Opinion

Marvellous tale of a tough Jew from the Lower East Side who conquered the world

’It’s clobbering time!’ was the catchphrase of his character The Thing – but also epitomised the uncompromising spirit of comic book genius Jack Kirby

May 29, 2026 17:27
kirby cap.jpg
Jack Kirby and his 1941 cover showing Captain America trouncing Hitler (Susan Skaar/Kirby Museum)
4 min read

It’s clobbering time!” Marvel superhero comic book fans will immediately recognise the trademark battle cry of The Thing – the grotesquely rock-plated pocket battleship who serves as the muscle in The Fantastic Four.

The call to arms speaks too for the artist who was the character’s creator, Jack Kirby, and the unceasing battles that consumed the life across most of the 20th century of an American-Jewish cultural figure of the first order.

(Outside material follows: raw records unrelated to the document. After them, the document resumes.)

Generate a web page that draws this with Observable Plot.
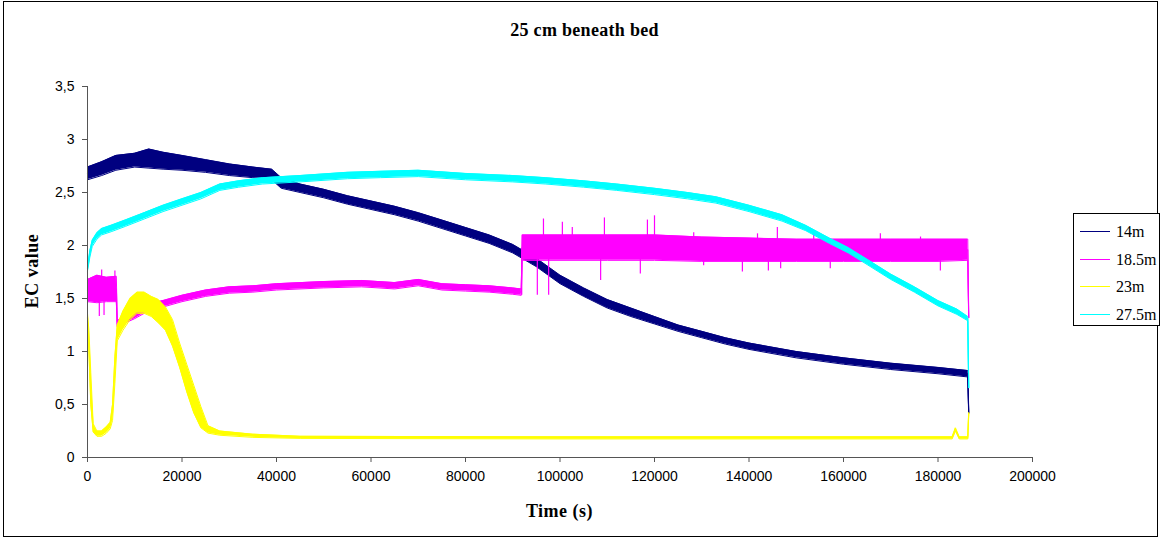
<!DOCTYPE html>
<html>
<head>
<meta charset="utf-8">
<script src="https://cdn.jsdelivr.net/npm/d3@7"></script>
<script src="https://cdn.jsdelivr.net/npm/@observablehq/plot@0.6"></script>
<style>
  html, body { margin: 0; padding: 0; background: #fff; }
  #wrap { position: relative; width: 1163px; height: 540px; overflow: hidden; }
  #frame { position: absolute; left: 3px; top: 1px; width: 1153px; height: 534px; border: 1.5px solid #000; box-sizing: content-box; }
  .serif { font-family: "Liberation Serif", "Times New Roman", serif; color: #000; position: absolute; white-space: nowrap; }
  #title { left: 0; width: 1163px; top: 20px; text-align: center; font-weight: bold; font-size: 18px; letter-spacing: 0.3px; padding-left: 6px; box-sizing: border-box; }
  #xlabel { left: 87px; width: 945px; top: 501px; text-align: center; font-weight: bold; font-size: 18px; letter-spacing: 0.5px; }
  #ylabel { left: 32px; top: 271px; font-weight: bold; font-size: 18px; letter-spacing: 0.5px; transform: translate(-50%, -50%) rotate(-90deg); }
  #legend { position: absolute; left: 1073px; top: 213px; width: 87px; height: 113px; border: 1px solid #000; background: #fff; box-sizing: border-box; }
  #legend .item { position: absolute; left: 0; height: 20px; width: 87px; }
  #legend .swatch { position: absolute; left: 6px; top: 9px; width: 30px; height: 0; border-top: 1.5px solid; }
  #legend .lab { position: absolute; left: 42px; top: 0; font-size: 16px; line-height: 20px; font-family: "Liberation Serif", "Times New Roman", serif; }
  #chart { position: absolute; left: 0; top: 0; }
</style>
</head>
<body>
<div id="wrap">
  <div id="frame"></div>
  <div id="chart"></div>
  <div id="title" class="serif">25 cm beneath bed</div>
  <div id="xlabel" class="serif">Time (s)</div>
  <div id="ylabel" class="serif">EC value</div>
  <div id="legend"></div>
</div>
<script>
// Axis ticks
const xTicks = [0, 20000, 40000, 60000, 80000, 100000, 120000, 140000, 160000, 180000, 200000];
const yTicks = [0, 0.5, 1, 1.5, 2, 2.5, 3, 3.5];

// Series names and colours
const seriesNames = ["14m", "18.5m", "23m", "27.5m"];
const seriesColors = ["#000080", "#ff00ff", "#ffff00", "#00ffff"];

// 14m: time (s) with lower / upper edge of the noisy trace
const t14 = [0, 3000, 6000, 10000, 13000, 16000, 20000, 25000, 30000, 35000, 39000, 41000, 45000, 50000, 55000, 60000, 65000, 70000, 75000, 80000, 85000, 90000, 95000, 100000, 105000, 110000, 115000, 120000, 125000, 130000, 135000, 140000, 150000, 160000, 170000, 180000, 186300, 186500];
const lo14 = [2.62, 2.66, 2.71, 2.74, 2.73, 2.72, 2.71, 2.69, 2.66, 2.64, 2.62, 2.54, 2.50, 2.45, 2.39, 2.34, 2.29, 2.23, 2.16, 2.09, 2.02, 1.93, 1.80, 1.64, 1.52, 1.41, 1.33, 1.26, 1.19, 1.13, 1.07, 1.02, 0.94, 0.88, 0.83, 0.79, 0.76, 0.42];
const hi14 = [2.74, 2.79, 2.85, 2.87, 2.91, 2.88, 2.85, 2.81, 2.77, 2.74, 2.72, 2.64, 2.58, 2.53, 2.47, 2.42, 2.37, 2.31, 2.24, 2.17, 2.10, 2.01, 1.88, 1.72, 1.60, 1.49, 1.41, 1.33, 1.25, 1.19, 1.13, 1.08, 1.00, 0.94, 0.89, 0.85, 0.82, 0.42];

// 18.5m
const t185 = [0, 2000, 4000, 6100, 6300, 8000, 10000, 12000, 14000, 16000, 20000, 25000, 30000, 35000, 40000, 50000, 58000, 65000, 70000, 75000, 80000, 85000, 90000, 91800, 92000, 100000, 110000, 120000, 130000, 140000, 150000, 160000, 170000, 180000, 186300, 186500];
const lo185 = [1.47, 1.46, 1.47, 1.47, 1.23, 1.27, 1.31, 1.36, 1.40, 1.42, 1.47, 1.52, 1.55, 1.56, 1.58, 1.60, 1.61, 1.59, 1.62, 1.58, 1.57, 1.56, 1.54, 1.53, 1.86, 1.86, 1.86, 1.86, 1.85, 1.85, 1.85, 1.85, 1.85, 1.85, 1.86, 1.32];
const hi185 = [1.68, 1.72, 1.70, 1.71, 1.29, 1.33, 1.37, 1.42, 1.46, 1.48, 1.53, 1.58, 1.61, 1.62, 1.64, 1.66, 1.67, 1.65, 1.68, 1.64, 1.63, 1.62, 1.60, 1.59, 2.10, 2.10, 2.10, 2.10, 2.08, 2.07, 2.06, 2.06, 2.06, 2.06, 2.06, 1.32];

// 23m
const t23 = [0, 300, 700, 1200, 2000, 3000, 4000, 4800, 5300, 5800, 6300, 7500, 9000, 10500, 12000, 13500, 15000, 16500, 18000, 19500, 21000, 22500, 24000, 25500, 28000, 35000, 45000, 100000, 183000, 183700, 184500, 186300, 186500];
const lo23 = [1.28, 1.00, 0.50, 0.24, 0.20, 0.20, 0.23, 0.27, 0.35, 0.70, 1.10, 1.20, 1.30, 1.36, 1.36, 1.33, 1.27, 1.20, 1.05, 0.85, 0.62, 0.42, 0.28, 0.23, 0.21, 0.19, 0.18, 0.175, 0.175, 0.25, 0.175, 0.175, 0.42];
const hi23 = [1.36, 1.20, 0.80, 0.32, 0.25, 0.25, 0.29, 0.33, 0.50, 0.95, 1.25, 1.38, 1.50, 1.56, 1.56, 1.52, 1.49, 1.42, 1.30, 1.08, 0.88, 0.68, 0.48, 0.30, 0.25, 0.22, 0.20, 0.195, 0.195, 0.28, 0.195, 0.195, 0.42];

// 27.5m
const t275 = [0, 500, 1000, 2000, 3000, 5000, 8000, 12000, 16000, 20000, 24000, 28000, 32000, 37000, 45000, 55000, 62000, 70000, 80000, 90000, 97000, 105000, 112000, 120000, 127000, 133000, 140000, 147000, 152000, 157000, 161000, 165000, 170000, 175000, 180000, 184000, 186300, 186500];
const lo275 = [1.76, 1.89, 1.99, 2.06, 2.10, 2.13, 2.18, 2.25, 2.32, 2.38, 2.44, 2.52, 2.55, 2.58, 2.60, 2.63, 2.64, 2.65, 2.62, 2.60, 2.58, 2.55, 2.52, 2.48, 2.44, 2.40, 2.32, 2.23, 2.14, 2.02, 1.93, 1.82, 1.68, 1.56, 1.43, 1.35, 1.29, 0.66];
const hi275 = [1.80, 1.95, 2.05, 2.12, 2.16, 2.19, 2.24, 2.31, 2.38, 2.44, 2.50, 2.58, 2.61, 2.64, 2.66, 2.69, 2.70, 2.71, 2.68, 2.66, 2.64, 2.61, 2.58, 2.54, 2.50, 2.46, 2.38, 2.29, 2.19, 2.07, 1.98, 1.87, 1.73, 1.61, 1.48, 1.40, 1.33, 0.66];

// Single excursions that stand out of the 18.5m noise band: time, from, to
const spikeT = [2500, 3000, 3500, 5800, 91900, 95200, 97600, 96500, 100500, 102600, 109400, 118500, 120000, 128300, 141800, 146000, 108600, 117000, 130400, 138600, 144100, 146700, 153700, 157200, 167800, 176300, 180500];
const spikeFrom = [1.55, 1.60, 1.55, 1.60, 1.97, 1.97, 1.97, 1.97, 1.97, 1.97, 1.97, 1.97, 1.97, 1.97, 1.97, 1.97, 1.97, 1.97, 1.97, 1.97, 1.97, 1.96, 1.96, 1.96, 1.96, 1.96, 1.96];
const spikeTo = [1.33, 1.77, 1.34, 1.76, 1.53, 1.53, 1.53, 2.25, 2.22, 2.17, 2.26, 2.24, 2.28, 2.12, 2.11, 2.17, 1.67, 1.73, 1.81, 1.75, 1.76, 1.78, 2.14, 1.78, 2.11, 2.08, 1.76];

const traces = [
  {t: t14, lo: lo14, hi: hi14},
  {t: t185, lo: lo185, hi: hi185},
  {t: t23, lo: lo23, hi: hi23},
  {t: t275, lo: lo275, hi: hi275}
];

const rowsOf = (s) => s.t.map((t, i) => ({t, lo: s.lo[i], hi: s.hi[i], mid: (s.lo[i] + s.hi[i]) / 2}));
const spikes = spikeT.map((t, i) => ({t, a: spikeFrom[i], b: spikeTo[i]}));

// Each trace: filled noise band, its two edges, and the centre line (carries the end drop)
const marks = [];
traces.forEach((s, k) => {
  const rows = rowsOf(s);
  const c = seriesColors[k];
  marks.push(Plot.areaY(rows, {x: "t", y1: "lo", y2: "hi", fill: c}));
  marks.push(Plot.line(rows, {x: "t", y: "lo", stroke: c, strokeWidth: 1}));
  marks.push(Plot.line(rows, {x: "t", y: "hi", stroke: c, strokeWidth: 1}));
  marks.push(Plot.line(rows, {x: "t", y: "mid", stroke: c, strokeWidth: 1.2}));
  if (k === 1) {
    marks.push(Plot.ruleX(spikes, {x: "t", y1: "a", y2: "b", stroke: c, strokeWidth: 1.2}));
  }
});

const chart = Plot.plot({
  width: 1163,
  height: 540,
  marginLeft: 87,
  marginRight: 131,
  marginTop: 86,
  marginBottom: 83,
  style: {fontFamily: "'Liberation Sans', Arial, sans-serif", fontSize: "14px", background: "transparent", color: "#000"},
  x: {domain: [0, 200000]},
  y: {domain: [0, 3.5]},
  marks: [
    ...marks,
    Plot.ruleY([0], {stroke: "#555", strokeWidth: 1}),
    Plot.ruleX([0], {stroke: "#555", strokeWidth: 1}),
    Plot.axisY({ticks: yTicks, tickFormat: d => String(d).replace(".", ","), tickSize: 5, tickPadding: 8, label: null, stroke: "#555"}),
    Plot.axisX({ticks: xTicks, tickFormat: d => String(d), tickSize: 5, tickPadding: 9, label: null, stroke: "#555"})
  ]
});
document.getElementById("chart").appendChild(chart);

// Legend entries
const legend = document.getElementById("legend");
seriesNames.forEach((name, i) => {
  const item = document.createElement("div");
  item.className = "item";
  item.style.top = (8 + i * 27.7) + "px";
  const sw = document.createElement("div");
  sw.className = "swatch";
  sw.style.borderTopColor = seriesColors[i];
  const lab = document.createElement("div");
  lab.className = "lab";
  lab.textContent = name;
  item.appendChild(sw);
  item.appendChild(lab);
  legend.appendChild(item);
});
</script>
</body>
</html>
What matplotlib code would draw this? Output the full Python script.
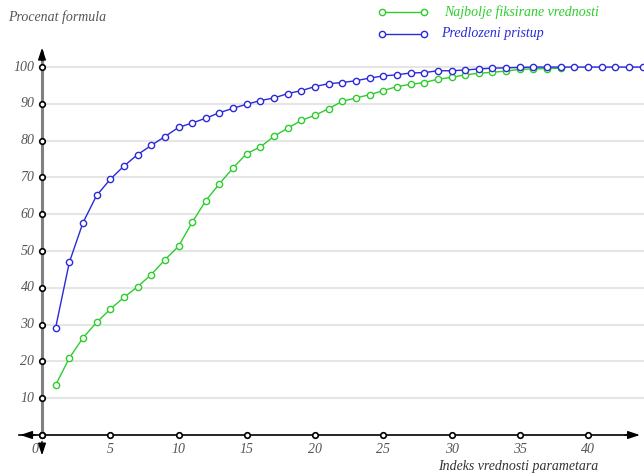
import matplotlib
matplotlib.use('Agg')
import matplotlib.pyplot as plt
from matplotlib.lines import Line2D
import numpy as np

plt.rcParams['font.family'] = ['Liberation Serif', 'DejaVu Serif']

# data
fixed_x = list(range(1, 39))
fixed_y = [13.6, 20.9, 26.4, 30.6, 34.2, 37.4, 40.3, 43.6, 47.6, 51.3,
           57.8, 63.7, 68.3, 72.6, 76.5, 78.3, 81.2, 83.4, 85.5, 86.9,
           88.7, 90.7, 91.6, 92.5, 93.6, 94.7, 95.3, 95.8, 96.7, 97.2,
           97.9, 98.3, 98.6, 98.9, 99.4, 99.5, 99.6, 99.7]
proposed_x = list(range(1, 45))
proposed_y = [29.2, 46.9, 57.7, 65.1, 69.5, 73.1, 76.2, 78.7, 81.1, 83.6,
              84.8, 86.1, 87.6, 88.8, 89.9, 90.9, 91.6, 92.8, 93.6, 94.7,
              95.5, 95.8, 96.3, 97.0, 97.6, 97.9, 98.4, 98.5, 99.0, 99.0,
              99.2, 99.5, 99.7, 99.8, 99.9, 100, 100, 100, 100, 100,
              100, 100, 100, 100]
x_ticks = [0, 5, 10, 15, 20, 25, 30, 35, 40]
y_ticks = [0, 10, 20, 30, 40, 50, 60, 70, 80, 90, 100]

green = '#2ecc2e'
blue = '#2a2ad8'
label_col = '#555555'
fs = 10

W, H = 644, 473
fig = plt.figure(figsize=(W / 100, H / 100), dpi=100)
ax = fig.add_axes([42 / W, (H - 435) / H, (W - 42) / W, (435 - 45) / H])
ax.set_xlim(0, 44.1)
ax.set_ylim(0, 106)
ax.axis('off')

# horizontal grid
for v in y_ticks[1:]:
    ax.plot([0, 44.1], [v, v], color='#e6e6e6', lw=1.5, zorder=1, clip_on=False)

# series
ax.plot(fixed_x, fixed_y, color=green, lw=1, marker='o', ms=4.5,
        mfc='white', mec=green, mew=1, zorder=3, clip_on=False)
ax.plot(proposed_x, proposed_y, color=blue, lw=1, marker='o', ms=4.5,
        mfc='white', mec=blue, mew=1, zorder=4, clip_on=False)

# axes with arrows
arrow = dict(arrowstyle='-|>,head_length=0.6,head_width=0.2', color='black',
             lw=1, mutation_scale=12)
ax.plot([0, 0], [0, 104], color='#808080', lw=2.2, zorder=2, clip_on=False)
ax.annotate('', xy=(0, 106), xytext=(0, 101), arrowprops=arrow,
            annotation_clip=False)
ax.plot([-1.7, 43.5], [0, 0], color='black', lw=1.2, zorder=2, clip_on=False)
ax.annotate('', xy=(44.0, 0), xytext=(42.5, 0), arrowprops=arrow,
            annotation_clip=False)
ax.annotate('', xy=(-1.8, 0), xytext=(-0.3, 0), arrowprops=arrow,
            annotation_clip=False)
ax.annotate('', xy=(0, -6.3), xytext=(0, -1), arrowprops=arrow,
            annotation_clip=False)

# tick circles and labels
ax.plot(x_ticks, [0] * len(x_ticks), 'o', ms=4, mfc='white', mec='black',
        mew=1.2, zorder=5, clip_on=False)
ax.plot([0] * len(y_ticks), y_ticks, 'o', ms=4, mfc='white', mec='black',
        mew=1.2, zorder=5, clip_on=False)
for v in x_ticks:
    xx = v - 0.5 if v == 0 else v
    ax.text(xx, -2.2, str(v), ha='center', va='top', fontsize=fs,
            style='italic', color=label_col)
for v in y_ticks[1:]:
    ax.text(-0.55, v, str(v), ha='right', va='center', fontsize=fs,
            style='italic', color=label_col)

fig.text(8 / W, 1 - 17 / H, 'Procenat formula', ha='left', va='center',
         fontsize=fs, style='italic', color=label_col)
fig.text(598 / W, 1 - 466 / H, 'Indeks vrednosti parametara', ha='right',
         va='center', fontsize=fs, style='italic', color='#333333')

# legend drawn by hand
for yy, col, txt, tx in [(12, green, 'Najbolje fiksirane vrednosti', 444),
                         (34, blue, 'Predlozeni pristup', 441)]:
    fig.add_artist(Line2D([382 / W, 424 / W], [1 - yy / H, 1 - yy / H],
                          color=col, lw=1, marker='o', ms=4.5, mfc='white',
                          mec=col, mew=1))
    fig.text(tx / W, 1 - yy / H, txt, ha='left', va='center', fontsize=fs,
             style='italic', color=col)

fig.savefig('out.png', dpi=100)
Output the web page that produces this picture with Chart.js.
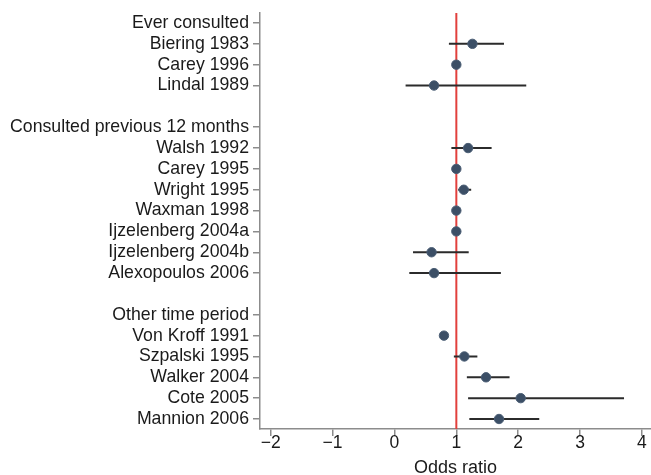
<!DOCTYPE html>
<html>
<head>
<meta charset="utf-8">
<style>
  html, body { margin: 0; padding: 0; background: #fff; }
  #wrap { width: 651px; height: 475px; position: relative; }
</style>
<script src="https://cdn.jsdelivr.net/npm/chart.js@4.4.1/dist/chart.umd.min.js"></script>
</head>
<body>
<div id="wrap"><canvas id="c" width="651" height="475"></canvas></div>
<script>
// ---- data ----
const rowLabels = [
  "Ever consulted", "Biering 1983", "Carey 1996", "Lindal 1989", "",
  "Consulted previous 12 months", "Walsh 1992", "Carey 1995", "Wright 1995",
  "Waxman 1998", "Ijzelenberg 2004a", "Ijzelenberg 2004b", "Alexopoulos 2006", "",
  "Other time period", "Von Kroff 1991", "Szpalski 1995", "Walker 2004",
  "Cote 2005", "Mannion 2006"
];
const oddsRatio = [null, 1.26, 1.00, 0.64, null, null, 1.19, 1.00, 1.12, 1.00, 1.00, 0.60, 0.64, null, null, 0.80, 1.13, 1.48, 2.04, 1.69];
const ciLower   = [null, 0.88, null, 0.18, null, null, 0.92, null, 1.03, null, null, 0.30, 0.24, null, null, null, 0.96, 1.17, 1.19, 1.21];
const ciUpper   = [null, 1.77, null, 2.13, null, null, 1.57, null, 1.24, null, null, 1.20, 1.72, null, null, null, 1.34, 1.86, 3.71, 2.34];
const xTicks = [-2, -1, 0, 1, 2, 3, 4];
const refValue = 1;

// ---- build datasets from arrays ----
const pointData = [];
oddsRatio.forEach((v, i) => { if (v !== null) pointData.push({ x: v, y: i }); });
const ciData = [];
ciLower.forEach((lo, i) => {
  if (lo !== null && ciUpper[i] !== null) {
    ciData.push({ x: lo, y: i }, { x: ciUpper[i], y: i }, { x: null, y: null });
  }
});
const yMin = -0.48, yMax = 19.48;
const refData = [{ x: refValue, y: yMin }, { x: refValue, y: yMax }];

const FONT = "'Liberation Sans', Arial, Helvetica, sans-serif";
const AXIS = '#8c8c8c';

new Chart(document.getElementById('c'), {
  type: 'scatter',
  data: {
    datasets: [
      { type: 'line', data: refData, borderColor: '#e2403d', borderWidth: 2, pointRadius: 0, order: 3, clip: false },
      { type: 'line', data: ciData, borderColor: '#2b2b2b', borderWidth: 2, pointRadius: 0, spanGaps: false, order: 2 },
      { data: pointData, backgroundColor: '#3c4f66', borderColor: '#4a5d74', borderWidth: 1, pointRadius: 4.7, order: 1 }
    ]
  },
  options: {
    responsive: false,
    animation: false,
    devicePixelRatio: 1,
    layout: { autoPadding: false, padding: { top: 13, right: 0, left: 0, bottom: 0 } },
    plugins: { legend: { display: false }, tooltip: { enabled: false } },
    scales: {
      x: {
        type: 'linear',
        min: -2.173, max: 4.146,
        afterBuildTicks: s => { s.ticks = xTicks.map(v => ({ value: v })); },
        afterFit: s => { s.height = 46; s.paddingLeft = 0; s.paddingRight = 0; },
        grid: { drawOnChartArea: false, drawTicks: true, tickLength: 7, color: AXIS, lineWidth: 1.5 },
        border: { color: AXIS, width: 1.5 },
        ticks: {
          color: '#1a1a1a', padding: -3,
          font: { family: FONT, size: 17.5 },
          callback: v => (v < 0 ? '\u2212' + Math.abs(v) : String(v))
        },
        title: { display: true, text: 'Odds ratio', color: '#1a1a1a', padding: { top: 0, bottom: -2 }, font: { family: FONT, size: 18, lineHeight: 1 } }
      },
      y: {
        type: 'linear',
        reverse: true,
        min: yMin, max: yMax,
        afterBuildTicks: s => {
          s.ticks = rowLabels.map((l, i) => ({ value: i, label: l })).filter(t => t.label !== '').map(t => ({ value: t.value }));
        },
        afterFit: s => { s.width = 260; s.paddingTop = 0; s.paddingBottom = 0; },
        grid: { drawOnChartArea: false, drawTicks: true, tickLength: 7, color: AXIS, lineWidth: 1.5 },
        border: { color: AXIS, width: 1.5 },
        ticks: {
          color: '#1a1a1a', padding: 4, autoSkip: false,
          font: { family: FONT, size: 17.7 },
          callback: v => rowLabels[v]
        }
      }
    }
  }
});
</script>
</body>
</html>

If the name Kirby means little to non-comic book afficionados, the world certainly now knows him by his creations. Those Fantastic Four were the first of a steady salvo of characters that at the start of the 60s reclaimed the superhero comic book from the deadening staid predictability into which it had fallen, to relaunch the genre and soon make it as hip and relevant as the Beatles were back then.

From there flowed the Hulk, Thor, the X-Men, the Avengers, Black Panther, Iron Man – plus a Captain America who had been resurrected from the Second World War – and many others who have since enthralled moviegoers in the Marvel Comic Universe film adaptations which have harvested billions of dollars.